TASK PROMPT
In how many lines of the data does the word "chart" appear? Give the number by itself.

━━━━━━━━━━━━━━━━

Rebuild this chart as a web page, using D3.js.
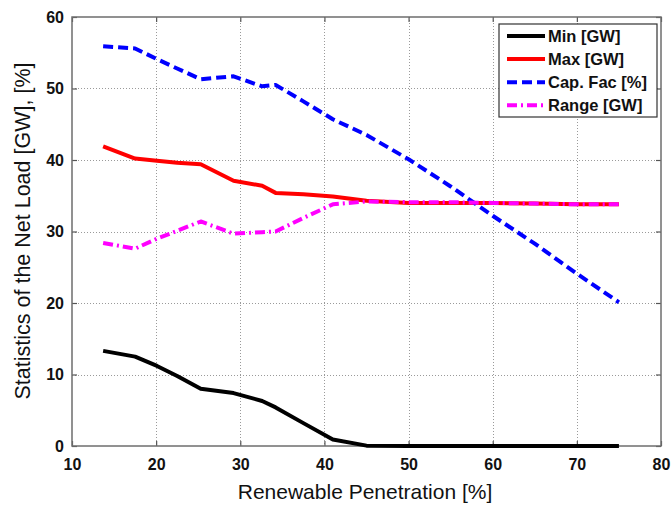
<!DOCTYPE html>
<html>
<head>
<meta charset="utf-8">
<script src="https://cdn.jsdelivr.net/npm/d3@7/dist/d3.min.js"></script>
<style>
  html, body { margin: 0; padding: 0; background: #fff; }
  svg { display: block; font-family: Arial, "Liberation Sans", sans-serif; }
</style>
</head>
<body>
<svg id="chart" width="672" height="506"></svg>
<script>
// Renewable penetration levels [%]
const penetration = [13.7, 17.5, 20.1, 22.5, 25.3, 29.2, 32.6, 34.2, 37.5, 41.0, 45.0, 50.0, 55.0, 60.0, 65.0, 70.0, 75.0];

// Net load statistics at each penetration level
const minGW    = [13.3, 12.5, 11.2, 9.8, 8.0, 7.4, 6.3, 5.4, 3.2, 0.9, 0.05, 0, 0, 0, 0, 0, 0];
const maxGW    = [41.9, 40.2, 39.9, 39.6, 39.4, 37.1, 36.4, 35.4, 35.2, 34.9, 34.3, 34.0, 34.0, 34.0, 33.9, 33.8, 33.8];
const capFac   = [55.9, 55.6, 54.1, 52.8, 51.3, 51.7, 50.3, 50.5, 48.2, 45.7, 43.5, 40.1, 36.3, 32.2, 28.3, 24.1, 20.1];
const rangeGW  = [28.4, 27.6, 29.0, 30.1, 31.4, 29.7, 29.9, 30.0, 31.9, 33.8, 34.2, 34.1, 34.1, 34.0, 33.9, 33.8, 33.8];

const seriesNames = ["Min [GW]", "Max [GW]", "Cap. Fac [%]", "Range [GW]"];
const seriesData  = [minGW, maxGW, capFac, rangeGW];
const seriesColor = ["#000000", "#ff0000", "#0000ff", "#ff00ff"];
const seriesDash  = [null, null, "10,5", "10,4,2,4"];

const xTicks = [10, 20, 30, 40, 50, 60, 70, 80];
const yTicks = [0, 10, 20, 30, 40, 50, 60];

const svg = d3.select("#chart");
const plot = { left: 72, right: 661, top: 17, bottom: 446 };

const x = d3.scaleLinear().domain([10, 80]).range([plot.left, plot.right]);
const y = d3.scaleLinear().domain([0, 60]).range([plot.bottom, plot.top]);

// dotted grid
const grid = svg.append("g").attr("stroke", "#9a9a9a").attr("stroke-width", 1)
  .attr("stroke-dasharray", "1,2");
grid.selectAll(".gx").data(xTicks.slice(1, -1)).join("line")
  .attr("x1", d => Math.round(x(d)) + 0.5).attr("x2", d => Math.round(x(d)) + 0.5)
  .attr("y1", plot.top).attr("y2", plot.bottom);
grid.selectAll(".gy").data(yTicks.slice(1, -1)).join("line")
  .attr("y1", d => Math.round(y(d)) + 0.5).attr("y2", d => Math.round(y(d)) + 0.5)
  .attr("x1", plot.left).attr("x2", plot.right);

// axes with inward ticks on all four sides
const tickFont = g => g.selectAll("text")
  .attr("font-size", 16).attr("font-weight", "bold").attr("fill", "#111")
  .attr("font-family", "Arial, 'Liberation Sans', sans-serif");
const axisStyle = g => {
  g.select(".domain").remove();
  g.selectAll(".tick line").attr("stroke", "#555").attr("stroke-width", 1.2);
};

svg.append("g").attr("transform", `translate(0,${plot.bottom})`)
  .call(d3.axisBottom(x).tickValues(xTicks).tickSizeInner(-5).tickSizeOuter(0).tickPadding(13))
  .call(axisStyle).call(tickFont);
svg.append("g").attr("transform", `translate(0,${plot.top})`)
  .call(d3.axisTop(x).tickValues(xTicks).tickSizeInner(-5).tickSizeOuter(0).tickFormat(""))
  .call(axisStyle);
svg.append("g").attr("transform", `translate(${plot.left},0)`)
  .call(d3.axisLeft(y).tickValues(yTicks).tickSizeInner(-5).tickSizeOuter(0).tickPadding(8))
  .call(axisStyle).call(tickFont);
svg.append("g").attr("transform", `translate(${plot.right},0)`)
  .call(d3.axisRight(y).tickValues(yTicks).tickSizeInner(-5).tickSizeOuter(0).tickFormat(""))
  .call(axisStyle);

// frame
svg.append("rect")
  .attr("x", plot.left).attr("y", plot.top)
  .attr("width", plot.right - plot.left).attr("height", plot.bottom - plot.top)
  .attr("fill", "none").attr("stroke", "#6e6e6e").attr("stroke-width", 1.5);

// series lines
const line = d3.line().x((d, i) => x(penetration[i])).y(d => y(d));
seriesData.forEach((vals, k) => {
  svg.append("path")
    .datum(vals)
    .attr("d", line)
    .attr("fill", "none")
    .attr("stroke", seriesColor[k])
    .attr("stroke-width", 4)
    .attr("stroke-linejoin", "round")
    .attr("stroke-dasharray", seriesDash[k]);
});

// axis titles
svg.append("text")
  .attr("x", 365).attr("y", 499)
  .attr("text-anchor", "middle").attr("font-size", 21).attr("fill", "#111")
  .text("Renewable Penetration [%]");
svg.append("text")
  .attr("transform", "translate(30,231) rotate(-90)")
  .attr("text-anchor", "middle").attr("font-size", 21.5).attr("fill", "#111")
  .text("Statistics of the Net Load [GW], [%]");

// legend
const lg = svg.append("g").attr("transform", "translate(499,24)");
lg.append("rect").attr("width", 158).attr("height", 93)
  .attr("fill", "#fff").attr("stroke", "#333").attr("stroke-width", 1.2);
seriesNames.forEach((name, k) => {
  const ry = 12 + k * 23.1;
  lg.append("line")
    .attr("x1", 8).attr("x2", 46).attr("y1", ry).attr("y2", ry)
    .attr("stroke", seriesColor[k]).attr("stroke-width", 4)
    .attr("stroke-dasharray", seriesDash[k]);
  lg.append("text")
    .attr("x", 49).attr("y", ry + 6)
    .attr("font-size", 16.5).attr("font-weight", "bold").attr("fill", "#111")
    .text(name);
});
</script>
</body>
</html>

━━━━━━━━━━━━━━━━

WRITTEN RESPONSE
3